What is expected
In the material below, please retype the lines from the very first through the one with "import plotly.graph_objects as go", exactly and without pictures.

[Charts and diagrams as code]
** BEGIN **
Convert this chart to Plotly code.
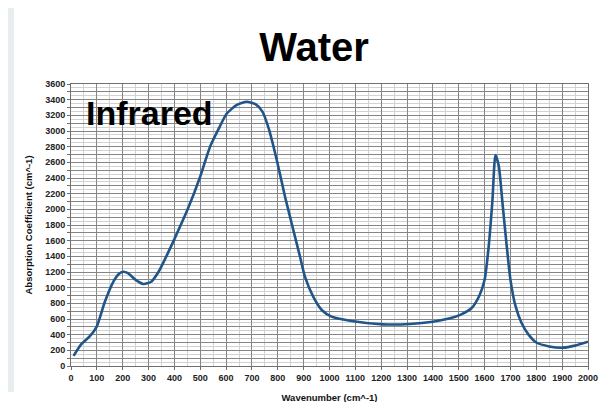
import plotly.graph_objects as go

wavenumber = [10, 40, 73, 99, 131, 164, 185, 202, 220, 250, 280, 310, 340, 376,
              400, 450, 499, 538, 570, 602, 640, 680, 715, 740, 765, 796, 828, 860, 886, 905, 937, 970,
              1008, 1079, 1207, 1311, 1400, 1466, 1510, 1550, 1580, 1600, 1615, 1630, 1642, 1655,
              1670, 1685, 1700, 1720, 1743, 1770, 1800, 1850, 1903, 1950, 2000]
absorption = [130, 280, 380, 500, 820, 1077, 1175, 1204, 1185, 1100, 1047, 1075, 1210, 1450,
              1620, 1990, 2410, 2800, 3020, 3220, 3330, 3374, 3340, 3250, 3030, 2630, 2161, 1736, 1395, 1140, 885, 715,
              630, 578, 532, 536, 565, 609, 660, 740, 900, 1100, 1500, 2100, 2694, 2550,
              2050, 1550, 1100, 760, 549, 400, 300, 250, 234, 260, 310]

y_tickvals = list(range(0, 3601, 100))
y_ticktext = [str(v) if v % 200 == 0 else "" for v in y_tickvals]
x_tickvals = list(range(0, 2001, 100))
x_ticktext = [str(v) for v in x_tickvals]

fig = go.Figure()
fig.add_trace(go.Scatter(
    x=wavenumber, y=absorption, mode="lines",
    line=dict(color="#1f5588", width=2.6, shape="spline", smoothing=0.6),
    hoverinfo="skip", showlegend=False,
))

grey = "#e8edef"
fig.add_shape(type="rect", xref="paper", yref="paper", x0=-0.2, x1=-0.1103, y0=-0.0922, y1=1.35,
              fillcolor=grey, line_width=0, layer="below")

tickfont = dict(family="Liberation Sans Narrow, Liberation Sans, Arial", size=9, color="#222222", weight="bold")
titlefont = dict(family="Liberation Sans, Arial", size=9.5, color="#111111", weight="bold")

fig.update_layout(
    width=607, height=402,
    margin=dict(l=63, r=27, t=76, b=44),
    paper_bgcolor="white", plot_bgcolor="white",
    title=dict(text="Water", x=(314-8)/607, xanchor="center", y=1-39/402, yanchor="middle",
               font=dict(family="Liberation Sans, Arial", size=40, color="black", weight="bold")),
    xaxis=dict(range=[0, 2000], tickvals=x_tickvals, ticktext=x_ticktext, automargin=False,
               showgrid=True, gridcolor="#858585", gridwidth=1,
               minor=dict(dtick=50, showgrid=True, gridcolor="#d2d2d2", gridwidth=1),
               showline=True, linecolor="#707070", linewidth=1, mirror=True,
               ticks="outside", ticklen=3, tickcolor="#707070",
               tickfont=tickfont, zeroline=False,
               title=dict(text="Wavenumber (cm^-1)", standoff=12, font=titlefont)),
    yaxis=dict(range=[0, 3600], tickvals=y_tickvals, ticktext=y_ticktext, automargin=False,
               showgrid=True, gridcolor="#858585", gridwidth=1,
               minor=dict(dtick=50, showgrid=True, gridcolor="#d2d2d2", gridwidth=1),
               showline=True, linecolor="#707070", linewidth=1, mirror=True,
               ticks="outside", ticklen=3, tickcolor="#707070",
               tickfont=tickfont, zeroline=False,
               title=dict(text="Absorption Coefficient (cm^-1)", standoff=10, font=titlefont)),
    annotations=[dict(text="Infrared", xref="paper", yref="paper", x=(84-71)/517, y=(366-113)/282,
                      xanchor="left", yanchor="middle", showarrow=False,
                      font=dict(family="Liberation Sans, Arial", size=34, color="black", weight="bold"))],
)

fig.write_html("out.html")
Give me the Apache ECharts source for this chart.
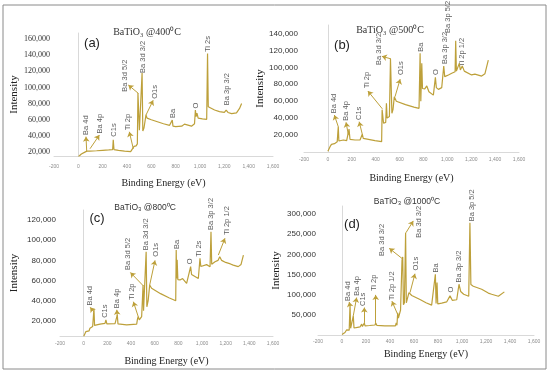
** END **
Solution to this task
Convert this chart to Plotly code.
import plotly.graph_objects as go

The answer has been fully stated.